##### Extracted data

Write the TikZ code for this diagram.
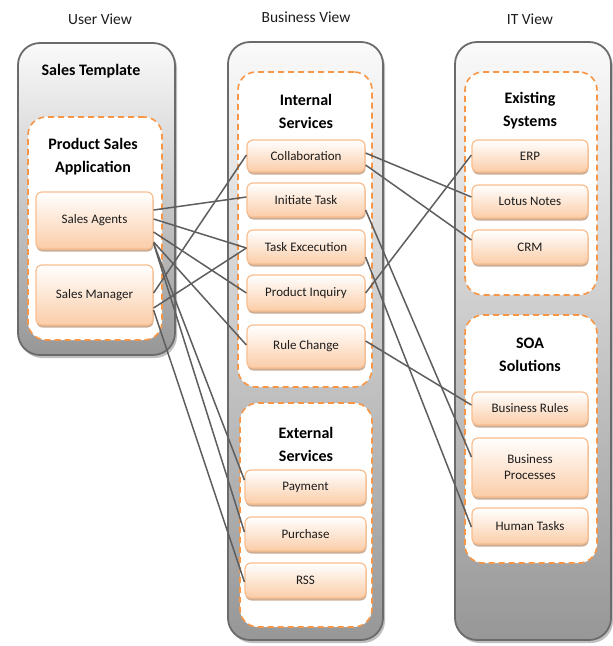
\documentclass[tikz,border=0pt]{standalone}
\usepackage{fontspec}
\setmainfont{Carlito}
\usetikzlibrary{shadows}
\definecolor{dashor}{HTML}{F79646}
\definecolor{boxline}{HTML}{F9BE8F}
\definecolor{boxbot}{HTML}{FBCDA8}
\definecolor{outline}{HTML}{6B6B6B}
\definecolor{outtop}{HTML}{FAFAFA}
\definecolor{outbot}{HTML}{979797}
\definecolor{conncol}{HTML}{5E5E5E}
\definecolor{txt}{HTML}{1C1C1C}
\begin{document}
\begin{tikzpicture}[x=1pt,y=-1pt,
 outerbox/.style={draw=outline, line width=1.8pt, rounded corners=22pt, top color=outtop, bottom color=outbot,
   drop shadow={shadow xshift=2pt, shadow yshift=-3pt, fill=black, opacity=0.25}, inner sep=0pt},
 groupbox/.style={draw=dashor, line width=1.6pt, dash pattern=on 6pt off 4pt, rounded corners=18pt, fill=white, inner sep=0pt},
 svc/.style={draw=boxline, line width=1.2pt, rounded corners=6pt, top color=white, bottom color=boxbot,
   drop shadow={shadow xshift=0.5pt, shadow yshift=-2.5pt, fill={rgb,255:red,170;green,120;blue,80}, opacity=0.6},
   inner sep=0pt, font=\fontsize{13}{16}\selectfont, text=txt, align=center},
 ttl/.style={font=\bfseries\fontsize{16}{23}\selectfont, align=center, text=black},
 hdr/.style={font=\fontsize{15.5}{18}\selectfont, text=txt},
 link/.style={draw=conncol, line width=1.5pt}
]
\useasboundingbox (0,0) rectangle (613,646);

% headers
\node[hdr] (h1) at (100,19) {User View};
\node[hdr] (h2) at (306,17) {Business View};
\node[hdr] (h3) at (530,19) {IT View};

% outer containers
\node[outerbox, minimum width=157pt, minimum height=312pt] (uv) at (96.5,199) {};
\node[outerbox, minimum width=155pt, minimum height=598pt] (bv) at (305.5,341) {};
\node[outerbox, minimum width=156pt, minimum height=598pt] (iv) at (533,341) {};

\node[ttl] (st) at (91,71) {Sales Template};

% dashed groups
\node[groupbox, minimum width=134pt, minimum height=223pt] (psa) at (95,228.5) {};
\node[groupbox, minimum width=134pt, minimum height=315pt] (ints) at (305,229.5) {};
\node[groupbox, minimum width=132pt, minimum height=224pt] (exts) at (306,515) {};
\node[groupbox, minimum width=132pt, minimum height=223pt] (exs) at (531,183.5) {};
\node[groupbox, minimum width=132pt, minimum height=248pt] (soa) at (531,439) {};

\node[ttl] (tpsa) at (93,157) {Product Sales\\Application};
\node[ttl] (tint) at (306,111) {Internal\\Services};
\node[ttl] (text) at (306,444) {External\\Services};
\node[ttl] (texs) at (530,111) {Existing\\Systems};
\node[ttl] (tsoa) at (530,355) {SOA\\Solutions};

% services
\node[svc, minimum width=117pt, minimum height=57pt] (sa) at (94.5,220.5) {Sales Agents};
\node[svc, minimum width=117pt, minimum height=60pt] (sm) at (94.5,295) {Sales Manager};

\node[svc, minimum width=118pt, minimum height=32pt] (collab) at (306,156) {Collaboration};
\node[svc, minimum width=118pt, minimum height=34pt] (init) at (306,200) {Initiate Task};
\node[svc, minimum width=118pt, minimum height=34pt] (texe) at (306,247) {Task Excecution};
\node[svc, minimum width=118pt, minimum height=36pt] (pinq) at (306,293) {Product Inquiry};
\node[svc, minimum width=118pt, minimum height=43pt] (rule) at (306,346.5) {Rule Change};

\node[svc, minimum width=121pt, minimum height=34pt] (pay) at (305.5,487) {Payment};
\node[svc, minimum width=121pt, minimum height=34pt] (pur) at (305.5,534) {Purchase};
\node[svc, minimum width=121pt, minimum height=35pt] (rss) at (305.5,580.5) {RSS};

\node[svc, minimum width=116pt, minimum height=32pt] (erp) at (530,156) {ERP};
\node[svc, minimum width=116pt, minimum height=33pt] (lotus) at (530,201.5) {Lotus Notes};
\node[svc, minimum width=116pt, minimum height=34pt] (crm) at (530,247) {CRM};

\node[svc, minimum width=116pt, minimum height=33pt] (brules) at (530,408.5) {Business Rules};
\node[svc, minimum width=116pt, minimum height=59pt] (bproc) at (530,467.5) {Business\\Processes};
\node[svc, minimum width=116pt, minimum height=36pt] (htask) at (530,526) {Human Tasks};

% connectors
\draw[link] ([yshift=10.5pt]sa.east) -- ([yshift=3pt]init.west);
\draw[link] ([yshift=1.5pt]sa.east) -- ([yshift=-1pt]texe.west);
\draw[link] ([yshift=-11.5pt]sa.east) -- (pinq.west);
\draw[link] ([yshift=-21.5pt]sa.east) -- ([yshift=1.5pt]rule.west);
\draw[link] ([yshift=-23pt]sa.east) -- ([yshift=7pt]pay.west);
\draw[link] ([yshift=-23pt]sa.east) -- ([yshift=2pt]pur.west);
\draw[link] ([yshift=2pt]sm.east) -- ([yshift=1pt]collab.west);
\draw[link] ([yshift=-13pt]sm.east) -- ([yshift=-1pt]texe.west);
\draw[link] ([yshift=-15pt]sm.east) -- ([yshift=-1.5pt]rss.west);

\draw[link] ([yshift=3pt]collab.east) -- ([yshift=4.5pt]lotus.west);
\draw[link] ([yshift=-9pt]collab.east) -- ([yshift=7pt]crm.west);
\draw[link] ([yshift=-10pt]init.east) -- ([yshift=10.5pt]bproc.west);
\draw[link] ([yshift=-10pt]texe.east) -- ([yshift=-1pt]htask.west);
\draw[link] (pinq.east) -- ([yshift=1pt]erp.west);
\draw[link] ([yshift=5.5pt]rule.east) -- ([yshift=3.5pt]brules.west);
\end{tikzpicture}
\end{document}
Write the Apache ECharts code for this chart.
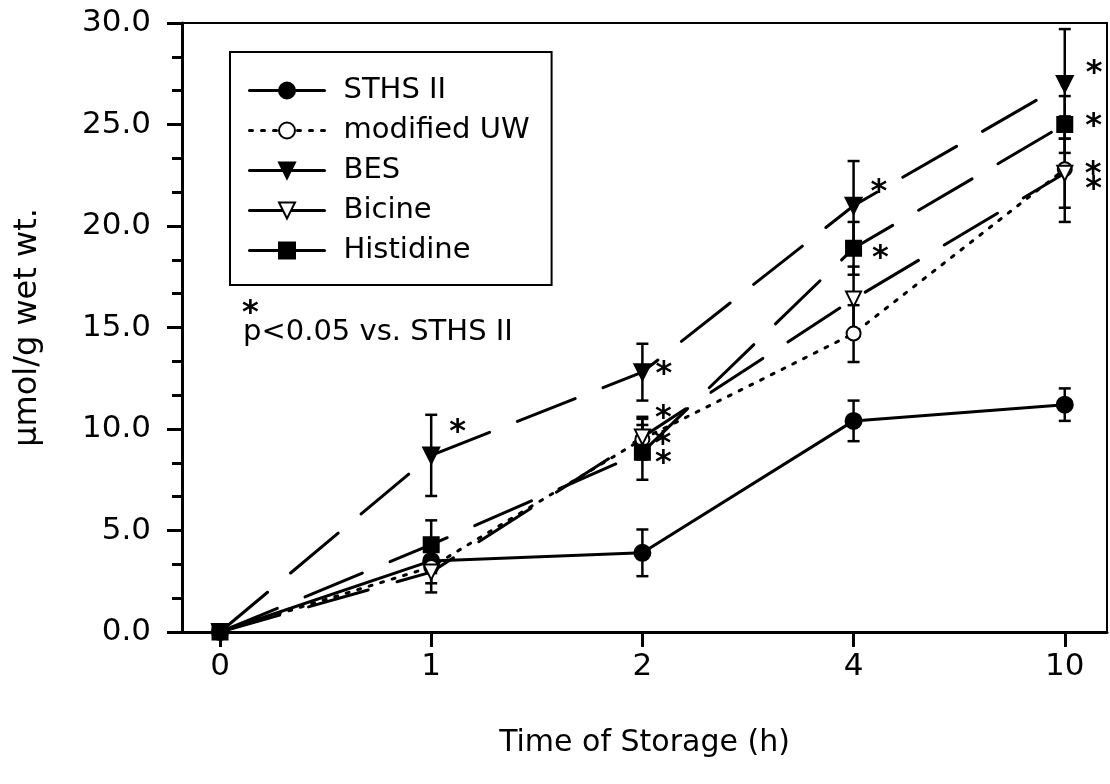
<!DOCTYPE html>
<html>
<head>
<meta charset="utf-8">
<script src="https://cdn.jsdelivr.net/npm/echarts@6/dist/echarts.min.js"></script>
<style>
html,body{margin:0;padding:0;background:#fff;}
#chart{width:1110px;height:784px;}
</style>
</head>
<body>
<div id="chart"></div>
<script>
// ---- data ----
const categories = ['0', '1', '2', '4', '10'];
const seriesNames = ['STHS II', 'modified UW', 'BES', 'Bicine', 'Histidine'];
const sths = [0, 3.5, 3.9, 10.4, 11.2];
const sthsErr = [0, 0.6, 1.15, 1.0, 0.8];
const uw = [0, 3.2, 9.5, 14.7, 22.8];
const uwErr = [0, 0.8, 1.0, 1.4, 2.6];
const bes = [0, 8.7, 12.8, 21.0, 27.0];
const besErr = [0, 2.0, 1.4, 2.2, 2.7];
const bicine = [0, 2.95, 9.6, 16.4, 22.6];
const bicineErr = [0, 1.0, 1.0, 1.6, 1.7];
const histidine = [0, 4.3, 8.85, 18.9, 25.0];
const histidineErr = [0, 1.2, 1.35, 1.3, 1.4];
const sthsStar = [0, 0, 0, 0, 0];
const uwStar = [0, 0, 1, 0, 1];
const besStar = [0, 1, 1, 1, 1];
const bicineStar = [0, 0, 1, 0, 1];
const histidineStar = [0, 0, 1, 1, 1];
const yTicks = [0, 5, 10, 15, 20, 25, 30];

// ---- chart ----
const FONT = "'DejaVu Sans', 'Liberation Sans', Arial, sans-serif";
const chart = echarts.init(document.getElementById('chart'));

const values = [sths, uw, bes, bicine, histidine];
const errs = [sthsErr, uwErr, besErr, bicineErr, histidineErr];
const stars = [sthsStar, uwStar, besStar, bicineStar, histidineStar];

const styles = [
  {symbol: 'circle', size: 16, rotate: 0, fill: '#000', line: 'solid'},
  {symbol: 'circle', size: 14, rotate: 0, fill: '#fff', line: [3, 9]},
  {symbol: 'triangle', size: 16, rotate: 180, fill: '#000', line: [62, 30]},
  {symbol: 'triangle', size: 15, rotate: 180, fill: '#fff', line: [62, 30]},
  {symbol: 'rect', size: 15, rotate: 0, fill: '#000', line: [62, 30]}
];
// asterisk label offsets per series / point
const starOffsets = [
  [[0,0],[0,0],[0,0],[0,0],[0,0]],
  [[0,0],[0,0],[0,6],[0,0],[8,6]],
  [[0,0],[5,-23],[0,3],[4,-13],[8,-10]],
  [[0,0],[0,0],[0,-18],[0,0],[8,16]],
  [[0,0],[0,0],[0,11],[6,10],[8,2]]
];

const series = [];
values.forEach((vals, s) => {
  const st = styles[s];
  series.push({
    type: 'custom',
    name: seriesNames[s] + ' error',
    silent: true,
    z: 3,
    data: vals.map((v, i) => [i, v - errs[s][i], v + errs[s][i]]),
    encode: {x: 0, y: [1, 2]},
    renderItem: function (params, api) {
      if (api.value(2) - api.value(1) <= 0) return null;
      const lo = api.coord([api.value(0), api.value(1)]);
      const hi = api.coord([api.value(0), api.value(2)]);
      const w = 6;
      const style = {stroke: '#000', lineWidth: 2.5};
      return {
        type: 'group',
        children: [
          {type: 'line', shape: {x1: lo[0], y1: lo[1], x2: hi[0], y2: hi[1]}, style},
          {type: 'line', shape: {x1: lo[0] - w, y1: lo[1], x2: lo[0] + w, y2: lo[1]}, style},
          {type: 'line', shape: {x1: hi[0] - w, y1: hi[1], x2: hi[0] + w, y2: hi[1]}, style}
        ]
      };
    }
  });
  series.push({
    type: 'line',
    name: seriesNames[s],
    z: 4,
    data: vals.map((v, i) => ({
      value: [i, v],
      label: {
        show: !!stars[s][i],
        formatter: '*',
        position: 'right',
        distance: 4,
        offset: starOffsets[s][i],
        fontSize: 32,
        fontWeight: 'bold',
        fontFamily: FONT,
        color: '#000'
      }
    })),
    symbol: st.symbol,
    symbolSize: st.size,
    symbolRotate: st.rotate,
    showAllSymbol: true,
    lineStyle: {color: '#000', width: 3, type: st.line, cap: 'round'},
    itemStyle: {color: st.fill, borderColor: '#000', borderWidth: 2},
    emphasis: {disabled: true},
    animation: false
  });
});

const option = {
  animation: false,
  backgroundColor: '#fff',
  textStyle: {fontFamily: FONT, color: '#000'},
  grid: {
    left: 182, right: 3, top: 23, bottom: 152,
    show: true, borderColor: '#000', borderWidth: 2, backgroundColor: 'transparent'
  },
  legend: {
    orient: 'vertical',
    left: 230, top: 52,
    padding: [24, 22, 20, 18],
    itemGap: 11,
    itemWidth: 75,
    itemHeight: 20,
    borderColor: '#000',
    borderWidth: 2,
    backgroundColor: '#fff',
    selectedMode: false,
    textStyle: {fontSize: 29, fontFamily: FONT, color: '#000', lineHeight: 29, padding: [0, 0, 0, 14]},
    data: seriesNames.map((n, s) => ({
      name: n,
      lineStyle: {type: s === 1 ? [3, 9] : 'solid', width: 3, color: '#000'}
    }))
  },
  xAxis: {
    type: 'value',
    min: -0.18, max: 4.2,
    name: 'Time of Storage (h)',
    nameLocation: 'middle',
    nameGap: 96,
    nameTextStyle: {fontSize: 30, fontFamily: FONT, color: '#000'},
    axisLine: {show: true, onZero: false, lineStyle: {color: '#000', width: 3}},
    axisTick: {show: true, inside: false, length: 15, lineStyle: {color: '#000', width: 3}, customValues: [0, 1, 2, 3, 4]},
    axisLabel: {
      customValues: [0, 1, 2, 3, 4],
      formatter: v => categories[Math.round(v)],
      fontSize: 31, fontFamily: FONT, color: '#000', margin: 19
    },
    splitLine: {show: false}
  },
  yAxis: {
    type: 'value',
    min: 0, max: 30, interval: 5,
    name: '\u00B5mol/g wet wt.',
    nameLocation: 'middle',
    nameGap: 138,
    nameTextStyle: {fontSize: 32, fontFamily: FONT, color: '#000'},
    axisLine: {show: true, onZero: false, lineStyle: {color: '#000', width: 3}},
    axisTick: {show: true, inside: false, length: 15, lineStyle: {color: '#000', width: 3}},
    minorTick: {show: true, splitNumber: 3, length: 10, lineStyle: {color: '#000', width: 3}},
    axisLabel: {
      customValues: yTicks,
      formatter: v => v.toFixed(1),
      fontSize: 31, fontFamily: FONT, color: '#000', margin: 31
    },
    splitLine: {show: false}
  },
  graphic: [
    {type: 'text', left: 242, top: 298, style: {text: '*', fontSize: 32, fontWeight: 'bold', fontFamily: FONT, fill: '#000'}},
    {type: 'text', left: 243, top: 318, style: {text: 'p<0.05 vs. STHS II', fontSize: 29, fontFamily: FONT, fill: '#000'}}
  ],
  series: series
};
chart.setOption(option);
</script>
</body>
</html>
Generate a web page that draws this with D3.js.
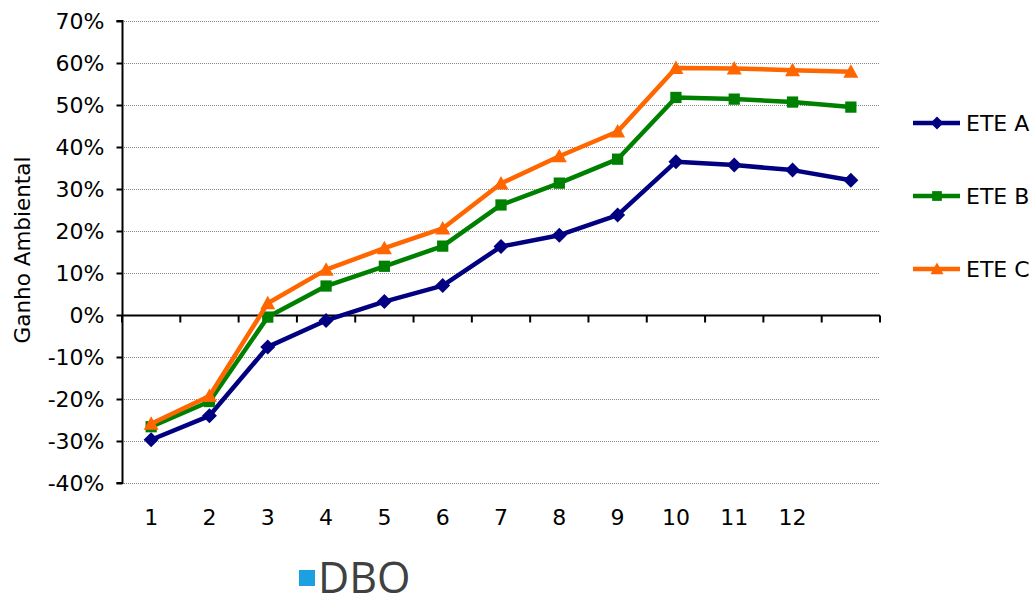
<!DOCTYPE html>
<html><head><meta charset="utf-8">
<script src="https://cdn.jsdelivr.net/npm/d3@7"></script>
<style>body{margin:0;background:#fff}svg{display:block}</style>
</head><body>
<svg id="c" width="1036" height="599"></svg>
<script>
const categories = [1,2,3,4,5,6,7,8,9,10,11,12,13];
const xLabels = ["1","2","3","4","5","6","7","8","9","10","11","12",""];
const eteA = [-29.7,-24.0,-7.6,-1.3,3.2,7.0,16.3,19.0,23.8,36.5,35.7,34.5,32.1];
const eteB = [-26.6,-20.6,-0.5,6.9,11.6,16.4,26.2,31.4,37.1,51.8,51.4,50.7,49.5];
const eteC = [-25.9,-19.3,2.8,10.8,15.9,20.6,31.3,37.8,43.7,58.8,58.7,58.3,57.9];
const yTicks = [-40,-30,-20,-10,0,10,20,30,40,50,60,70];
const seriesNames = ["ETE A","ETE B","ETE C"];
const seriesColors = ["#000080","#008000","#FF6600"];
const seriesShapes = ["diamond","square","triangle"];

const svg = d3.select("#c");
const font = "DejaVu Sans, Verdana, sans-serif";
const fs = 22;
const x = d3.scaleBand().domain(categories).range([122,880]);
const y = d3.scaleLinear().domain([-40,70]).range([483,21]);

// gridlines
svg.append("g").selectAll("line").data(yTicks.filter(d=>d!==0)).join("line")
  .attr("x1",122).attr("x2",880).attr("y1",d=>y(d)+0.5).attr("y2",d=>y(d)+0.5)
  .attr("stroke","#888").attr("stroke-width",1).attr("stroke-dasharray","1,1");

// y axis
const yAxis = d3.axisLeft(y).tickValues(yTicks).tickSize(6).tickPadding(12).tickFormat(d=>d+"%");
const gy = svg.append("g").attr("transform","translate(122.5,0)").call(yAxis);
gy.select(".domain").attr("stroke","#000").attr("stroke-width",2).attr("d","M-6,"+y(70)+"H0V"+y(-40)+"H-6");
gy.selectAll(".tick line").attr("stroke","#000").attr("stroke-width",2);
gy.selectAll(".tick text").attr("font-family",font).attr("font-size",fs).attr("fill","#000")
  .text(d=> d<0 ? "-" + Math.abs(d)+"%" : d+"%");

// x axis at zero
const gx = svg.append("g").attr("transform","translate(0,"+(y(0)+0.5)+")");
gx.append("line").attr("x1",122).attr("x2",880).attr("stroke","#000").attr("stroke-width",2);
const edges = categories.map(c=>x(c)+x.bandwidth()).concat([x(categories[0])]);
gx.selectAll("line.tk").data(edges).join("line").attr("class","tk")
  .attr("x1",d=>d).attr("x2",d=>d).attr("y1",0).attr("y2",7).attr("stroke","#000").attr("stroke-width",2);
// x labels
svg.append("g").selectAll("text").data(categories).join("text")
  .attr("x",d=>x(d)+x.bandwidth()/2).attr("y",525)
  .attr("text-anchor","middle").attr("font-family",font).attr("font-size",fs).attr("fill","#000")
  .text((d,i)=>xLabels[i]);

// axis title
svg.append("text").attr("transform","translate(30,250) rotate(-90)")
  .attr("text-anchor","middle").attr("font-family",font).attr("font-size",21.5).attr("fill","#000")
  .text("Ganho Ambiental");

function marker(sel, shape, color, s){
  if(shape==="diamond") sel.append("path").attr("d",`M0,${-s}L${s},0L0,${s}L${-s},0Z`).attr("fill",color);
  else if(shape==="square") sel.append("rect").attr("x",-s*0.75).attr("y",-s*0.75).attr("width",s*1.5).attr("height",s*1.5).attr("fill",color);
  else sel.append("path").attr("d",`M0,${-s}L${s},${s*0.8}L${-s},${s*0.8}Z`).attr("fill",color);
}

const allSeries = [eteA,eteB,eteC];
const line = d3.line().x((d,i)=>x(categories[i])+x.bandwidth()/2).y(d=>y(d));
allSeries.forEach((vals,k)=>{
  const g = svg.append("g");
  g.append("path").datum(vals).attr("d",line).attr("fill","none")
    .attr("stroke",seriesColors[k]).attr("stroke-width",4.5).attr("stroke-linejoin","round");
  vals.forEach((v,i)=>{
    const m = g.append("g").attr("transform",`translate(${x(categories[i])+x.bandwidth()/2},${y(v)})`);
    marker(m, seriesShapes[k], seriesColors[k], 7.5);
  });
});

// right legend
const legY = [123,196,269];
seriesNames.forEach((n,k)=>{
  const g = svg.append("g");
  g.append("line").attr("x1",913).attr("x2",960).attr("y1",legY[k]).attr("y2",legY[k])
    .attr("stroke",seriesColors[k]).attr("stroke-width",4.5);
  const m = g.append("g").attr("transform",`translate(937,${legY[k]})`);
  marker(m, seriesShapes[k], seriesColors[k], 6.5);
  g.append("text").attr("x",966).attr("y",legY[k]+8).attr("font-family",font).attr("font-size",fs).attr("fill","#000").text(n);
});

// bottom legend
svg.append("rect").attr("x",299).attr("y",570).attr("width",16).attr("height",16).attr("fill","#1BA1E2");
svg.append("text").attr("x",318).attr("y",593).attr("font-family","Open Sans, sans-serif").attr("font-size",43).attr("fill","#404040").text("DBO");
</script>
</body></html>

##########

> Exercise task
Exactly as they stand, quote the lines beginning with the one that contains "Write the Apache ECharts code for this chart." and ending with the one that contains "const chart = echarts.init(document.getElementById('chart'));", with no pictures.

> The solution
Write the Apache ECharts code for this chart.
<!DOCTYPE html>
<html>
<head>
<meta charset="utf-8">
<script src="https://cdn.jsdelivr.net/npm/echarts@6/dist/echarts.min.js"></script>
<style>
html,body{margin:0;padding:0;background:#fff;}
#chart{width:1110px;height:784px;}
</style>
</head>
<body>
<div id="chart"></div>
<script>
// ---- data ----
const categories = ['0', '1', '2', '4', '10'];
const seriesNames = ['STHS II', 'modified UW', 'BES', 'Bicine', 'Histidine'];
const sths = [0, 3.5, 3.9, 10.4, 11.2];
const sthsErr = [0, 0.6, 1.15, 1.0, 0.8];
const uw = [0, 3.2, 9.5, 14.7, 22.8];
const uwErr = [0, 0.8, 1.0, 1.4, 2.6];
const bes = [0, 8.7, 12.8, 21.0, 27.0];
const besErr = [0, 2.0, 1.4, 2.2, 2.7];
const bicine = [0, 2.95, 9.6, 16.4, 22.6];
const bicineErr = [0, 1.0, 1.0, 1.6, 1.7];
const histidine = [0, 4.3, 8.85, 18.9, 25.0];
const histidineErr = [0, 1.2, 1.35, 1.3, 1.4];
const sthsStar = [0, 0, 0, 0, 0];
const uwStar = [0, 0, 1, 0, 1];
const besStar = [0, 1, 1, 1, 1];
const bicineStar = [0, 0, 1, 0, 1];
const histidineStar = [0, 0, 1, 1, 1];
const yTicks = [0, 5, 10, 15, 20, 25, 30];

// ---- chart ----
const FONT = "'DejaVu Sans', 'Liberation Sans', Arial, sans-serif";
const chart = echarts.init(document.getElementById('chart'));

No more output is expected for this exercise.